The main problem with raising a duck inside, Castro found, is the poop, which she describes as being copious and a lot smellier than chicken droppings.
In order to keep the critter inside, Castro diapered Sprite, using socks from the Dollar Store and shoestrings.
When Sprite grew too big for the sock diapers, Castro found a solution on the Internet. She found a woman on the website Etsy who makes diapers specifically for ducks.
When she was just a tiny waterfowl, Sprite loved spending time with her people. She had her own blanket on the floor, where she would lounge and watch TV with the family. She feasted on Doritos, Cheerios and — her favorite — frozen peas. She learned to hug her adopted mother and to nip jewelry off people with her wee bill. She chased the dogs and cats out of any room she was in.
Sprite’s favorite activity, Castro said, is to take a bath.
As a baby, the duck refused to swim alone and would “scream” until someone would sit and watch her.
“I ended up eating meals in the bathroom,” Castro said, adding that Sprite also loved it when she used the blow dryer on her after bath time.
Sprite has her own car seat that Castro made from a canine car seat. The duck is strapped into a carrier and can watch out the window. She recently even got her nails done in town.
Castro and Sprite got a lot of attention marching — or waddling, in Sprite’s case — in the St. Patrick’s Day Parade. The leashed duck made it the entire length of the parade but was pretty tired in the end.
Afterward, she was contacted by a lot of people who were interested in Ancona ducks and house ducks. She has a waiting list for baby ducklings and has dozens of eggs in the incubator; some of her friends plan to raise the ducklings inside.

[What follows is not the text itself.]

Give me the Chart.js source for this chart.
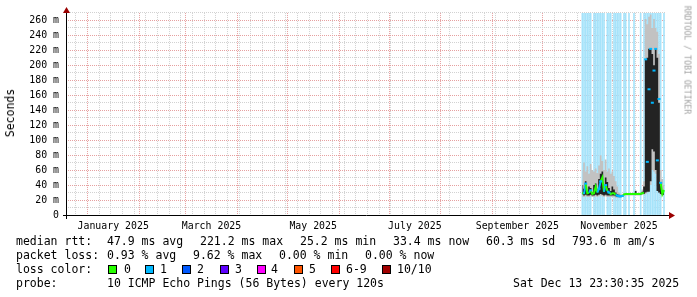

At four months old, Sprite is an adolescent duck, and her interests lie beyond her house. She makes it clear that she’d rather not wear diapers and wants to play outside with the other ducks.
“She’s a typical teenage girl right now,” Castro said.
As always, Sprite will get her way and will transition to being an outside duck. But Castro won’t have to suffer from empty nest syndrome.
The pitter-patter of tiny duck feet can once again be heard in their household as Castro is raising a newly hatched duckling.
“It’s definitely a fun experience,” she said, “even if it is a lot of work.”